Antitrust in the Global Economy*
Section 1
Martin, John S.

Administrative Information:
During SIS enrollment, check on SIS for real-time enrollment numbers
Days, Times (Room):M, 1600-1800 (WB116)
Capacity:16 **This information is current as of 04/16/2014 06:14:35 AM**
Current Enrollment:13 **This information is current as of 04/16/2014 06:14:35 AM**
Syllabus: View Syllabus (requires LawWeb account)

Course Description:

This seminar examines the unique phenomenon of global antitrust law, in a world where over 150 countries have antitrust regimes, and a single business decision can affect markets around the globe. We start with common ground, such as the free market foundations of antitrust, developed in the United States and now making their way even to China, multi-jurisdictional cartel enforcement, and the “export” of U.S. private litigation to Europe.

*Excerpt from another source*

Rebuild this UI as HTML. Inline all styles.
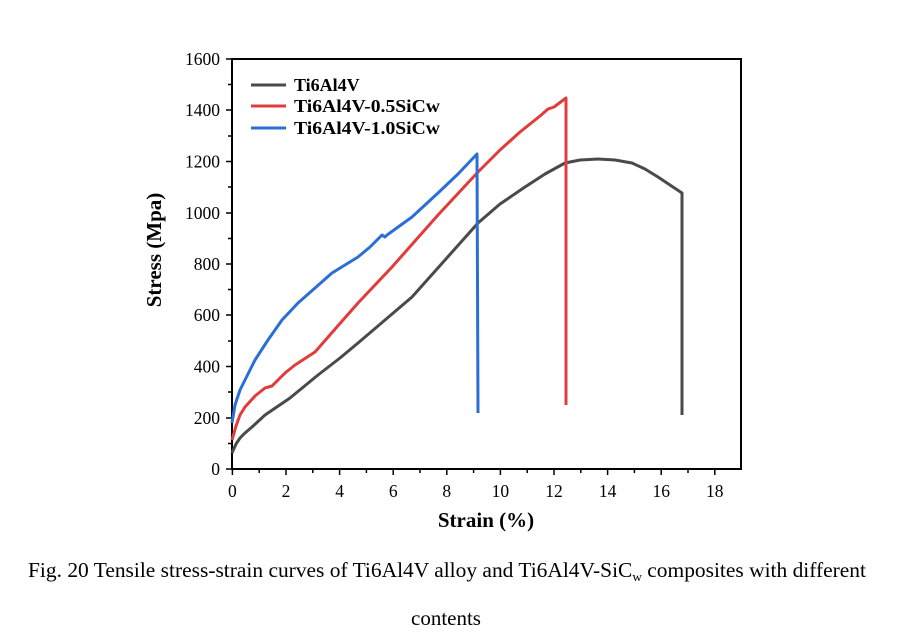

We then move on to conflict, examining the dramatically different transatlantic approaches to the Microsoft, Intel and other monopolization cases, uses of antitrust law to both facilitate and hinder international trade, and the different reactions of various antitrust regimes to the 2008-09 global financial crisis. Lecture and class discussion seek to provide a grounding in global antitrust principles, and student papers will explore a particular area in detail. Some prior exposure to antitrust is helpful but not required; the economic principles to be discussed are accessible to all.

PREREQUISITE: Antitrust helpful, but not required
COURSE REQUIREMENT: A substantial research paper

Prerequisites:Antitrust helpful, but not required
This course is on the approved upper-level writing requirement course list.